Why it matters to a homeowner
The cross-connection concept explains why your hose bib has a vacuum breaker, why your irrigation supply has a PVB sticking up out of the ground, why your fire sprinkler has a DCVA at the basement wall, and why you receive an annual backflow-test letter from your utility.
Practical homeowner scenarios:
- Irrigation install. Utility requires PVB or DCVA install plus initial test before activation.
- Fire sprinkler install. DCVA required.
- Boiler retrofit / hydronic system. RPZ at the make-up line.
- Chemical sprayer / fertilizer cart on a garden hose. Most homeowners are unaware that this is a cross-connection until utility outreach mentions it.

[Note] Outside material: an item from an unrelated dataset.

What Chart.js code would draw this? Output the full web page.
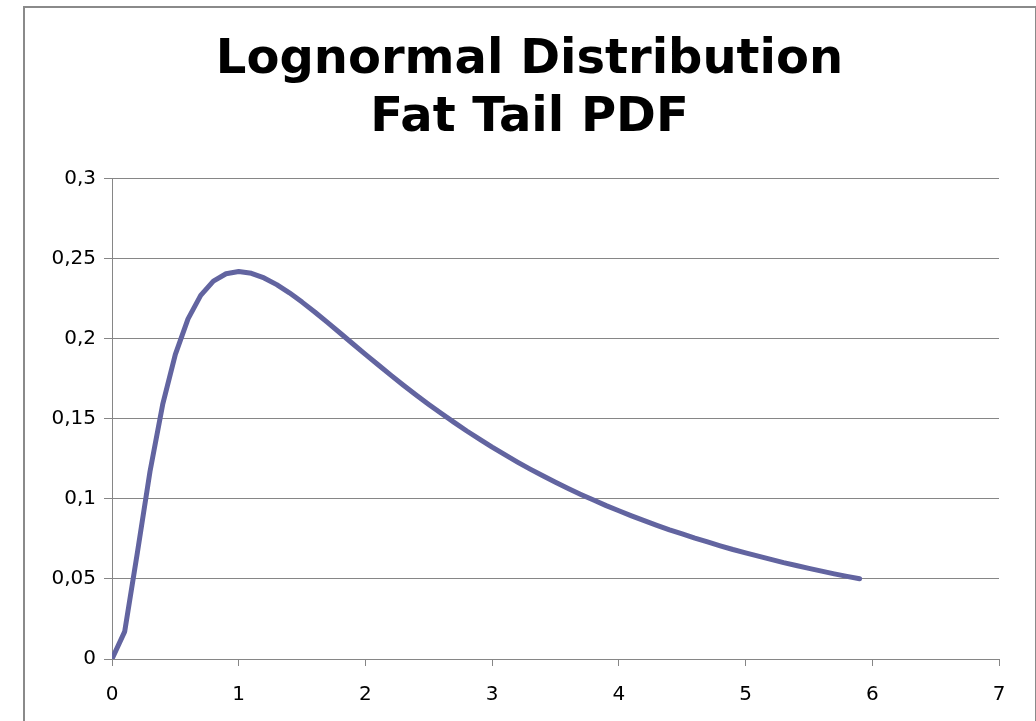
<!DOCTYPE html>
<html lang="en">
<head>
    <meta charset="UTF-8">
    <title>Lognormal Distribution Fat Tail PDF</title>
    <script src="https://cdn.jsdelivr.net/npm/chart.js"></script>
    <style>
        html, body { margin: 0; padding: 0; background: #fff; overflow: hidden; }
        #frame {
            position: absolute; left: 23px; top: 6px;
            width: 1010px; height: 760px;
            border: 2px solid #8a8a8a;
        }
        #wrap { position: absolute; left: 23px; top: 0; width: 1013px; height: 721px; }
    </style>
</head>
<body>
    <div id="frame"></div>
    <div id="wrap"><canvas id="grafico"></canvas></div>

    <script>
        // x values (step 0.1) and PDF values
        var xValues = [
            0, 0.1, 0.2, 0.3, 0.4, 0.5, 0.6, 0.7, 0.8, 0.9,
            1.0, 1.1, 1.2, 1.3, 1.4, 1.5, 1.6, 1.7, 1.8, 1.9,
            2.0, 2.1, 2.2, 2.3, 2.4, 2.5, 2.6, 2.7, 2.8, 2.9,
            3.0, 3.1, 3.2, 3.3, 3.4, 3.5, 3.6, 3.7, 3.8, 3.9,
            4.0, 4.1, 4.2, 4.3, 4.4, 4.5, 4.6, 4.7, 4.8, 4.9,
            5.0, 5.1, 5.2, 5.3, 5.4, 5.5, 5.6, 5.7, 5.8, 5.9
        ];
        var pdfValues = [
            0, 0.0171, 0.0663, 0.1172, 0.1590, 0.1903, 0.2124, 0.2271, 0.2360, 0.2406,
            0.2420, 0.2409, 0.2380, 0.2338, 0.2287, 0.2229, 0.2167, 0.2102, 0.2036, 0.1969,
            0.1903, 0.1838, 0.1773, 0.1710, 0.1649, 0.1590, 0.1533, 0.1478, 0.1424, 0.1373,
            0.1323, 0.1276, 0.1230, 0.1186, 0.1144, 0.1104, 0.1065, 0.1028, 0.0993, 0.0958,
            0.0926, 0.0894, 0.0864, 0.0835, 0.0807, 0.0781, 0.0755, 0.0731, 0.0707, 0.0684,
            0.0663, 0.0642, 0.0622, 0.0602, 0.0584, 0.0566, 0.0549, 0.0532, 0.0516, 0.0501
        ];
        var titleLines = ['Lognormal Distribution', 'Fat Tail PDF'];
        var xTicksMin = 0, xTicksMax = 7;
        var yTicksMin = 0, yTicksMax = 0.3, yStep = 0.05;

        var pontos = xValues.map(function (x, i) { return { x: x, y: pdfValues[i] }; });

        function virgula(v) {
            return (Math.round(v * 100) / 100).toString().replace('.', ',');
        }

        var ctx = document.getElementById('grafico').getContext('2d');
        var grafico = new Chart(ctx, {
            type: 'scatter',
            data: {
                datasets: [{
                    data: pontos,
                    showLine: true,
                    borderColor: '#6264a0',
                    borderWidth: 5,
                    pointRadius: 0,
                    pointHoverRadius: 0,
                    tension: 0,
                    borderCapStyle: 'round',
                    borderJoinStyle: 'round'
                }]
            },
            options: {
                responsive: true,
                maintainAspectRatio: false,
                animation: false,
                layout: { padding: 0 },
                plugins: {
                    legend: { display: false },
                    tooltip: { enabled: false },
                    title: {
                        display: true,
                        text: titleLines,
                        color: '#000',
                        font: { family: 'DejaVu Sans', size: 48, weight: 'bold', lineHeight: 1.21 },
                        padding: { top: 31, bottom: 31.5 }
                    }
                },
                scales: {
                    x: {
                        type: 'linear',
                        min: xTicksMin,
                        max: xTicksMax,
                        afterFit: function (scale) { scale.height = 62; },
                        ticks: {
                            stepSize: 1,
                            color: '#000',
                            padding: 17,
                            font: { family: 'DejaVu Sans', size: 20 }
                        },
                        grid: { drawOnChartArea: false, drawTicks: true, tickLength: 7, color: '#868686' },
                        border: { display: true, color: '#868686', width: 1 }
                    },
                    y: {
                        min: yTicksMin,
                        max: yTicksMax,
                        afterFit: function (scale) { scale.width = 89; },
                        ticks: {
                            stepSize: yStep,
                            color: '#000',
                            padding: 8,
                            font: { family: 'DejaVu Sans', size: 20 },
                            callback: function (v) { return virgula(v); }
                        },
                        grid: { drawTicks: true, tickLength: 8, color: '#868686' },
                        border: { display: true, color: '#868686', width: 1 }
                    },
                    // empty right-hand space so the plot ends at x=999
                    margem: {
                        position: 'right',
                        afterFit: function (scale) { scale.width = 37; },
                        ticks: { display: false },
                        grid: { display: false },
                        border: { display: false }
                    }
                }
            }
        });
    </script>
</body>
</html>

The annual test letter is the most common way the cross-connection program shows up in daily life — it’s the utility verifying the device protecting your specific cross-connection still works.
Washington note
WA DOH WAC 246-290-490 sets the framework. Each WA public water system operates its own cross-connection control program under that rule, with elements that include:
- Annual testing of approved assemblies by certified BATs.
- Customer responsibility for installation, testing, and repair within their property.
- Purveyor (utility) responsibility for program operation and enforcement, including the ability to suspend service for non-compliance.
- Approved assembly types including AG (air gap), RPBA / RPDA, DCVA / DCDA, AVB, and PVB.
- Hazard classification by certified Cross-Connection Specialists (CCS).
SPU (Seattle), Tacoma Water, Bellevue Utilities, Lakehaven Water, Spokane, and other WA utilities each maintain their own program manuals tailored to local conditions, but all derive from the same WAC. Specific decisions on PVB vs DCVA for residential irrigation, for example, vary by utility.